Former school board member Jim de Boom and the three Rotary clubs of
Newport Beach have teamed up to begin a fund-raising drive to buy
thousands of books for three Costa Mesa elementary schools.
“It’s wonderful,” said Sharon Blakey, principal at Whittier Elementary
School, one of the anxious recipients of the drive. “Books are the
cornerstone of learning and while we’re teaching children to read, there
is a huge need for entry-level, good-quality literature for children.”
The group has targeted the low-scoring Pomona, Wilson and Whittier
elementary schools, de Boom said.
“The overall goal is to get books in the hands of kids and improve
scores,” de Boom said.
And so the organizations are sending out a challenge to the community,
asking the public to make donations to match the $7,800 pledged by the
Rotary clubs of Newport-Balboa, Newport-Irvine and Newport Sunrise.
The books will be purchased through The Los Angeles Times’ Reading By
Nine program, which will allow Rotarians to use the program’s massive
purchasing power to get a 40% to 50% discount, said Rotarian Roger
McGonegal.
With that discount, McGonegal figured, a $25 donation -- matched by
$25 from the Rotary clubs -- would put about 30 books on the shelves.
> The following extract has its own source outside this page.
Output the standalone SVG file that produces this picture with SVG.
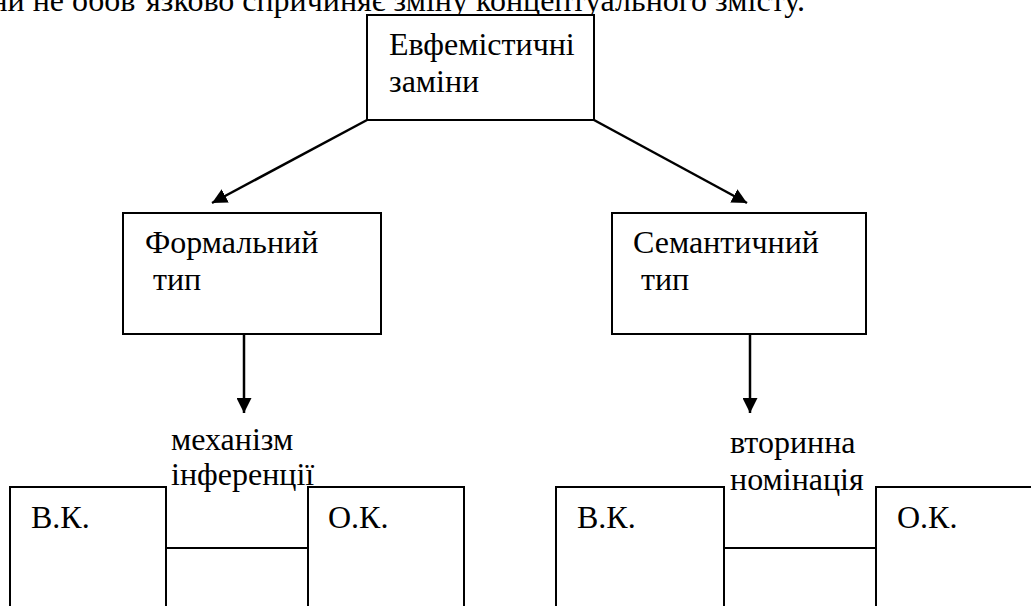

A
$10 donation could mean 12 books in a school library.
After buying and distributing the books, the groups hopes to begin a
local Reading By Nine effort.
Reading by Nine is a Southern California-wide literacy initiative,
started by the Times, that puts books in the hands of children and brings
adult volunteers into classrooms to read with students one on one.
The Westside schools set to receive the books have a large number of
non-English-speaking students, which has contributed to the area’s lower
test scores.
And following the passage of Proposition 227, which halted most
dual-language education, the schools lost a large number of Spanish books
in their libraries, McGonegal said.
Replacing those books with new English titles, teaching the students
to read and making them anxious to learn is key to improving those scores
and their education, de Boom said.
The Rotary clubs’ plan comes on the heels of a Costa Mesa election
that saw the victory of a City Council candidate, Chris Steel, who has
called for reduced services to noncitizens.
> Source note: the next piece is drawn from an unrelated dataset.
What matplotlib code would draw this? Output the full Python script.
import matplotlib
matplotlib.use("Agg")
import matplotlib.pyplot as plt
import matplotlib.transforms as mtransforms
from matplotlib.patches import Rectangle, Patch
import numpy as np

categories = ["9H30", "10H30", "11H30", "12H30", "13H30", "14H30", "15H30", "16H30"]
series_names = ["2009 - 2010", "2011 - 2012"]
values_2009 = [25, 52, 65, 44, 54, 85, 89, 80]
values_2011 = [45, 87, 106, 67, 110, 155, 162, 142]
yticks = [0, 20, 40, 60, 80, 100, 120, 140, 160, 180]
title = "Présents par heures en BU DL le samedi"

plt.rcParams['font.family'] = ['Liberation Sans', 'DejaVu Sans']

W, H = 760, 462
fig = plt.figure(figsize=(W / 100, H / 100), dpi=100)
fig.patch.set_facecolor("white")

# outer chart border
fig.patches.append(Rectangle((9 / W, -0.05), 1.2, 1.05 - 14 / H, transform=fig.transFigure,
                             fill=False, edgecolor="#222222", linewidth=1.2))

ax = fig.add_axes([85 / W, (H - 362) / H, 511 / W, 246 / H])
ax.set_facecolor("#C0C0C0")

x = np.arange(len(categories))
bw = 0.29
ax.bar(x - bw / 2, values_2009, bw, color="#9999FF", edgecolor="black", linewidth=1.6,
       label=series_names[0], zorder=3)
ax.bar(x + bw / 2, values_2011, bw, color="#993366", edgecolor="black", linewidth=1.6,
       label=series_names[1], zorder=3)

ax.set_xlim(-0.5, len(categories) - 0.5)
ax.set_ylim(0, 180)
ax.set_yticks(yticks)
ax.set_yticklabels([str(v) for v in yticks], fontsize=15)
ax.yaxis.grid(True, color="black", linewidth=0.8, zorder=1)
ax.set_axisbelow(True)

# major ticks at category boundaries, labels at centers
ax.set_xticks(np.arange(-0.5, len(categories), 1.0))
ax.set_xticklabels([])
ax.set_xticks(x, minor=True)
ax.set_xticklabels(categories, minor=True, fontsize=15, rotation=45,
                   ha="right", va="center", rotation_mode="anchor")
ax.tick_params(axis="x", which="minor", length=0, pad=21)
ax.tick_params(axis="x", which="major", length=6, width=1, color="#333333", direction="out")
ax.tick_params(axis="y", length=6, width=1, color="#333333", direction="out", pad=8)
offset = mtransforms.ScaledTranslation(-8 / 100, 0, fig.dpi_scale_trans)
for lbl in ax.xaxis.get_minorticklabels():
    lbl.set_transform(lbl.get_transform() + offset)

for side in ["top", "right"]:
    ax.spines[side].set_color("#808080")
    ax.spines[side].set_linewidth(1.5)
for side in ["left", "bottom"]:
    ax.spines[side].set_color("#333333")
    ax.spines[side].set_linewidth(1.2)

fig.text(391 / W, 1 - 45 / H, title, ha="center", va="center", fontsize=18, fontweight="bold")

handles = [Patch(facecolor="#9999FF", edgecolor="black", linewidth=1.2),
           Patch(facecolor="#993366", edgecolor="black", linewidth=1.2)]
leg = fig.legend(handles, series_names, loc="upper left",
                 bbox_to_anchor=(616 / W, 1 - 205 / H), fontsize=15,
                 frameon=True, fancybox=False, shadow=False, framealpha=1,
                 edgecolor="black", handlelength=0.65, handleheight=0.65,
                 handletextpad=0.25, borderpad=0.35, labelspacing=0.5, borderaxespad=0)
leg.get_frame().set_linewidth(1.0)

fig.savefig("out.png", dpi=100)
Steel said he had no problem with the fund-raising plan, saying he’d
support what de Boom was proposing.
The Rotary clubs hope to raise the matching funds by the end of
December and then begin recruiting about 2,500 volunteers, who would work
one hour a week at the schools.
The plan, de Boom said with a laugh, is to get the money by Christmas
and have people make volunteering their New Year’s resolution.
But the first thing, he said, is to raise money for the much-needed
materials instead of just complaining that the scores coming out of Costa
Mesa schools are not high enough.
“It’s not a teacher-only problem -- it’s a resource problem,” de Boom
said of the low test scores. “This is what we have to do.”